O'Mahony, Connor, a member of the Society of Jesus, who lived in the 17th century. Considerable excitement was created in Ireland by the anonymous publication, in 1645, of his work: Disputatio Apologetica de Jure Regni Hiberniae pro Catholicis Hibernis adversus Haereticos Anglos, authore C. M. Hiberno, Artium et Sacrae, Theologiae Magistro, a small 4to. of some 130 pp., published nominally at Frankfort, but more probably in Portugal. It was a violent denunciation of English Protestant rule in Ireland, and an appeal to the Irish Catholics to root out the English as the Israelites had rooted out and massacred their enemies. Although at once burnt by order of the Supreme Council of Kilkenny, denounced by the corporation of Galway, and preached against by Peter Walsh, this book was productive of lamentable consequences.
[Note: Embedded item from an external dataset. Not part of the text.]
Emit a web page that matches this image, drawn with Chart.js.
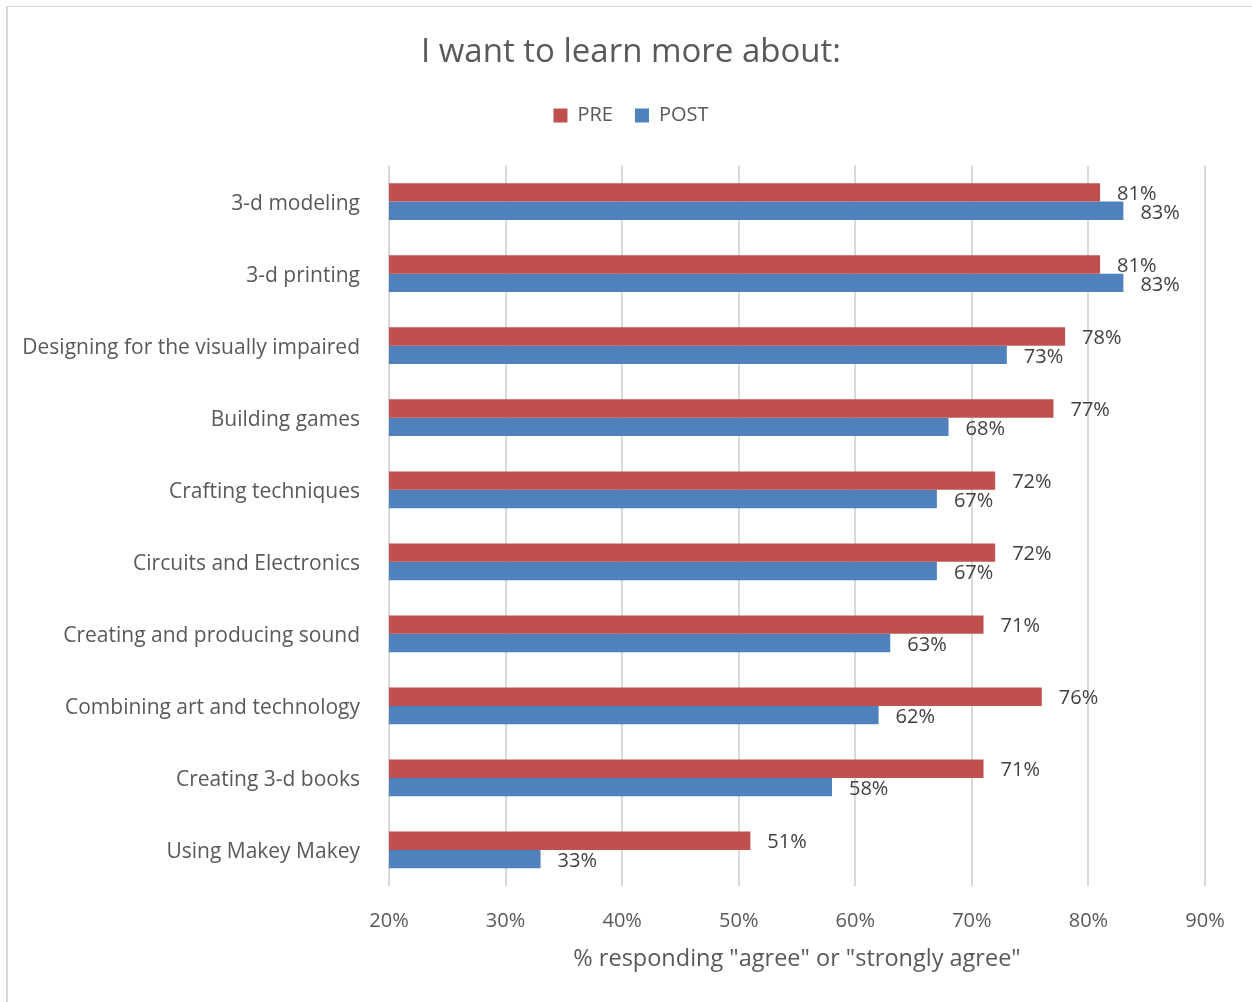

It embittered the feeling between Protestants and Catholics, and O'Mahony's rhetorical flourish about the killing of 150,000 of "the heretics" between 1641 and 1645, has ever remained an argument in the hands of those who sought to fasten the disgrace of a deliberate and hideous massacre upon the Irish people. O'Mahony was living, an old man, in Lisbon about 1650. His book was reprinted in Dublin in 1826.

Sources

104a. Disputatio Apologetica. [Connor O'Mahony.] 1645. Dublin reprint, 1826.

330. United Irishmen, their Lives and Times: Third Series: Robert R. Madden, M.D. 3 vols. Dublin, 1846.